Friday, October 7, 2016

THE DESTRUCTION OF THE LAY-PROFESSIONAL PARTNERSHIP -- FURTHER THOUGHTS

Recently, I published a Post It's Kaddish for the Lay-Professional Partnership. In that piece I suggested that lay leadership has been in large measure responsible for this deconstruction in their willingness to delegate their fiduciary duties to their CEOs, happy to shpil nachas rather than put in the heavy lifting required to engage in a true partnership with their professional cohorts.

In thinking this over, I have concluded that in too many instances we have seen JFNA lay leaders and those at the federation level attempt to dictate to those pros who should be their partners as if they are but scriveners. And the results have been disastrous -- disastrous not just for the lay-professional partnership but for our institutions.

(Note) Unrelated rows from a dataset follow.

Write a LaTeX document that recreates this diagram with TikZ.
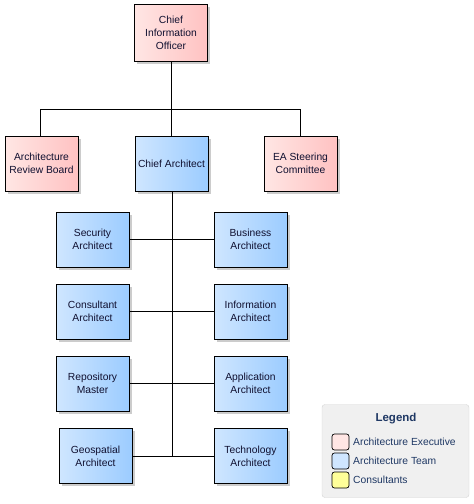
\documentclass[tikz,border=0pt]{standalone}
\usepackage{fontspec}
\setmainfont{Liberation Sans}
\usetikzlibrary{shadows}
\definecolor{redL}{HTML}{FFE6E4}
\definecolor{redR}{HTML}{FFC2C2}
\definecolor{bluL}{HTML}{CFE6FF}
\definecolor{bluR}{HTML}{9CCCFF}
\definecolor{ylw}{HTML}{FFFF99}
\definecolor{legfill}{HTML}{F0F0F0}
\definecolor{legdraw}{HTML}{D4D4D4}
\definecolor{legtext}{HTML}{1F3864}
\definecolor{nodetext}{HTML}{101030}
\tikzset{
  orgbox/.style={draw=black, line width=0.9pt, minimum width=73pt, minimum height=55pt,
    align=center, inner sep=1pt, font=\fontsize{10.3}{13}\selectfont, text=nodetext,
    drop shadow={shadow xshift=2.5pt, shadow yshift=-2.5pt, fill=black!25, opacity=0.8}},
  execbox/.style={orgbox, left color=redL, right color=redR},
  teambox/.style={orgbox, left color=bluL, right color=bluR},
  conn/.style={draw=black, line width=0.9pt},
  swatch/.style={draw=black, line width=0.7pt, rounded corners=2.5pt, minimum width=17pt, minimum height=16pt, inner sep=0pt},
  legtxt/.style={anchor=west, inner sep=0pt, text=legtext, font=\fontsize{10.3}{12}\selectfont}
}
\begin{document}
\begin{tikzpicture}[x=1pt,y=-1pt]
\useasboundingbox (0,0) rectangle (474,504);
% nodes
\node[execbox, minimum height=57pt] (cio) at (171,33) {Chief\\Information\\Officer};
\node[execbox] (arb) at (41.5,163.5) {Architecture\\Review Board};
\node[teambox] (ca) at (171.5,163.5) {Chief Architect};
\node[execbox] (ea) at (300.5,163.5) {EA Steering\\Committee};
\node[teambox] (sec) at (92.5,239.5) {Security\\Architect};
\node[teambox] (bus) at (250.5,239.5) {Business\\Architect};
\node[teambox] (con) at (92.5,311.5) {Consultant\\Architect};
\node[teambox] (inf) at (250.5,311.5) {Information\\Architect};
\node[teambox] (rep) at (92.5,383.5) {Repository\\Master};
\node[teambox] (app) at (250.5,383.5) {Application\\Architect};
\node[teambox] (geo) at (95.5,456) {Geospatial\\Architect};
\node[teambox] (tec) at (250.5,456) {Technology\\Architect};
% connectors
\coordinate (j1) at (171,109);
\draw[conn] (cio.south) -- (j1);
\draw[conn] (arb.north -| 40,0) |- (j1);
\draw[conn] (ea.north) |- (j1);
\draw[conn] (ca.north -| j1) -- (j1);
\coordinate (j2) at (172,456);
\draw[conn] (ca.south -| j2) -- (j2);
\draw[conn] (sec.east) -- (bus.west);
\draw[conn] (con.east) -- (inf.west);
\draw[conn] (rep.east) -- (app.west);
\draw[conn] (geo.east) -- (tec.west);
% legend
\node[draw=legdraw, fill=legfill, rounded corners=3pt, minimum width=147pt, minimum height=93pt, inner sep=0pt] (leg) at (395.5,451) {};
\node[text=legtext, font=\bfseries\fontsize{11.5}{13}\selectfont] (legt) at (396,419) {Legend};
\node[swatch, fill=redL] (s1) at (340.5,442) {};
\node[swatch, fill=bluL] (s2) at (340.5,461) {};
\node[swatch, fill=ylw] (s3) at (340.5,480) {};
\node[legtxt] (l1) at (353,442) {Architecture Executive};
\node[legtxt] (l2) at (353,461) {Architecture Team};
\node[legtxt] (l3) at (353,480) {Consultants};
\end{tikzpicture}
\end{document}
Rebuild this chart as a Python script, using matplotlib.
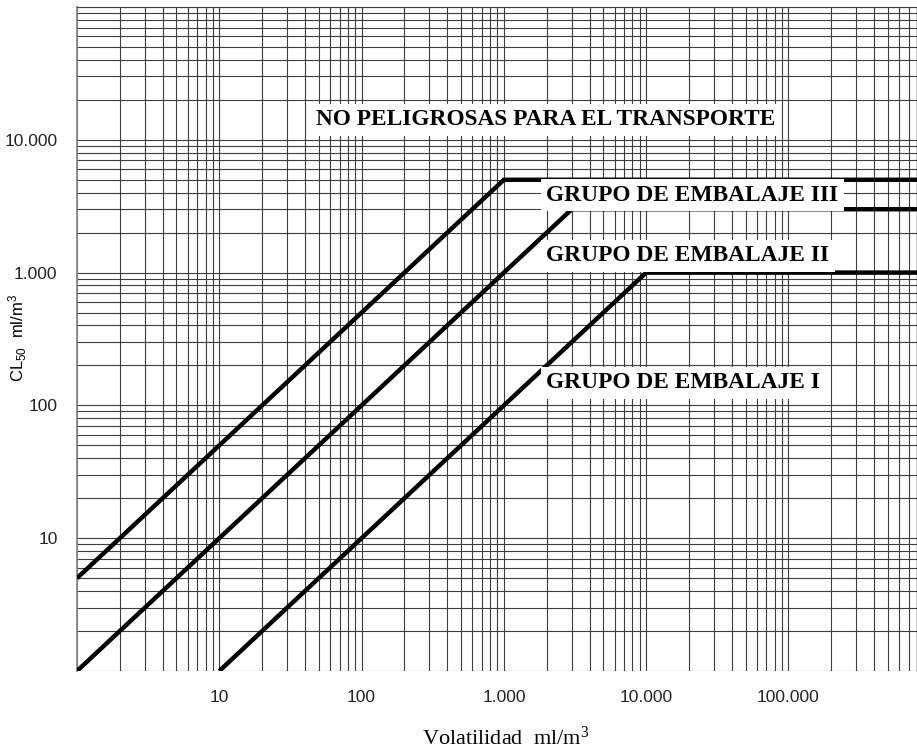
import matplotlib
matplotlib.use("Agg")
import matplotlib.pyplot as plt
from matplotlib.ticker import LogLocator, NullFormatter, FixedLocator, FixedFormatter

plt.rcParams['mathtext.default'] = 'regular'

# ---- data ----
x_max = 8.0e5
# Packing group boundary lines (volatility, LC50)
pg3_x = [1, 1000, x_max]
pg3_y = [5, 5000, 5000]
pg2_x = [1, 3000, x_max]
pg2_y = [1, 3000, 3000]
pg1_x = [10, 10000, x_max]
pg1_y = [1, 1000, 1000]

x_ticks = [10, 100, 1000, 10000, 100000]
x_tick_labels = ['10', '100', '1.000', '10.000', '100.000']
y_ticks = [10, 100, 1000, 10000]
y_tick_labels = ['10', '100', '1.000', '10.000']

region_labels = ['NO PELIGROSAS PARA EL TRANSPORTE', 'GRUPO DE EMBALAJE III',
                 'GRUPO DE EMBALAJE II', 'GRUPO DE EMBALAJE I']
region_x = [47.7, 1990, 1990, 1990]
region_y = [14100, 3840, 1334, 147.5]

W, H = 917, 749
fig = plt.figure(figsize=(W / 100, H / 100), dpi=100)
fig.patch.set_facecolor('white')
L, R, T, B = 77, 917, 7, 671
ax = fig.add_axes([L / W, 1 - B / H, (R - L) / W, (B - T) / H])

ax.set_xscale('log')
ax.set_yscale('log')
ax.set_xlim(1, x_max)
ax.set_ylim(1, 1.0e5)

sub = [2, 3, 4, 5, 6, 7, 8, 9]
ax.xaxis.set_minor_locator(LogLocator(base=10, subs=sub, numticks=50))
ax.yaxis.set_minor_locator(LogLocator(base=10, subs=sub, numticks=50))
ax.xaxis.set_minor_formatter(NullFormatter())
ax.yaxis.set_minor_formatter(NullFormatter())
ax.xaxis.set_major_locator(FixedLocator([1] + x_ticks + [1e6]))
ax.yaxis.set_major_locator(FixedLocator([1] + y_ticks + [1e5]))
ax.xaxis.set_major_formatter(FixedFormatter([''] + x_tick_labels + ['']))
ax.yaxis.set_major_formatter(FixedFormatter([''] + y_tick_labels + ['']))

ax.grid(True, which='both', color='#3c3c3c', lw=0.8)
ax.set_axisbelow(True)
ax.tick_params(which='both', length=0)
ax.tick_params(axis='x', pad=14, labelsize=12.5, labelcolor='#222222')
ax.tick_params(axis='y', pad=14, labelsize=12.5, labelcolor='#222222')
for lab in ax.get_xticklabels() + ax.get_yticklabels():
    lab.set_family('Liberation Sans')

ax.spines['bottom'].set_visible(False)
ax.spines['left'].set_color('#8a8a8a')
ax.spines['left'].set_linewidth(1.3)
ax.spines['top'].set_color('#3c3c3c')
ax.spines['top'].set_linewidth(0.8)
ax.spines['right'].set_color('#3c3c3c')
ax.spines['right'].set_linewidth(1.0)

for xs, ys in [(pg3_x, pg3_y), (pg2_x, pg2_y), (pg1_x, pg1_y)]:
    ax.plot(xs, ys, color='black', lw=3.2, solid_capstyle='butt',
            solid_joinstyle='miter', zorder=3)

for txt, xv, yv in zip(region_labels, region_x, region_y):
    ax.text(xv, yv, txt, ha='left', va='center', family='Liberation Serif',
            fontweight='bold', fontsize=16.8, color='black', zorder=4,
            bbox=dict(boxstyle='square,pad=0.22', fc='white', ec='none'))

fig.text(18 / W, 1 - 338 / H, r'CL$_{50}$  ml/m$^3$', rotation=90,
         ha='center', va='center', family='Liberation Sans', fontsize=12)

fig.text(506 / W, 1 - 745 / H, r'Volatilidad  ml/m$^3$', ha='center',
         va='baseline', family='Liberation Serif', fontsize=16)

fig.savefig('out.png', dpi=100, facecolor='white')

Examples?
  • Of course the primary example was the dictation so evident in the creation of the Global Planning Table, probably the least thought through multi-million dollar disaster yet from the Continental entity;
  • At the outset of JFNA the Board Chair tried to insert his personal choice, a prima facie case of the inept and inexperienced, as CEO. When that failed, he successfully pushed her as COO where she lasted for only months;
  • There was the selection of Rabbi Lord Sacks as the preeminent Plenary speaker for this year's GA. We have been advised from outside and inside JFNA that Sacks' selection was demanded by a GA Co-Chair over the objections of the JFNA professionals;
  • Back in the dying days of the infamous ONAD "process" ONAD's lay Chair attempted to ignore the vote of his own Committee in pressing a short-sighted personal agenda;
  • We have seen federations where, by dint of the size of their gifts, lay chairs have overridden Committee and Board decisions with which they disagreed and in other instances have unilaterally canceled Board meetings when they proved to be "inconvenient" -- in these instances and others the lay leaders demonstrated a lack of any understanding of their role...or they just didn't give a damn...or both
  • And more
And, each and every overreach by lay leaders whose lack of understanding of our system parallels or exceeds that of the professionals they have either ignored or to whom they have dictated has been fodder to those other professionals who have consequently concluded that "we can't leave this to the lay leadership." Now, they might have come to that conclusion absent the cited inanities, but those serious missteps of the leadership laity are impossible to pass over as contributors to the professionals' rationalization.

Just listen to the discussions at JFNA meetings as to whose voices are loudest; just recall whose voice demanded that questions on the Budget at a Budget and Finance Committee meeting be cut off; just remember who have articulated "red lines that shall not be crossed" at meetings too numerous to mention; and more and more while the voices of lay leadership are silent. 

Yes, we have acquiesced by our continuing silence. Some would call it cowardice.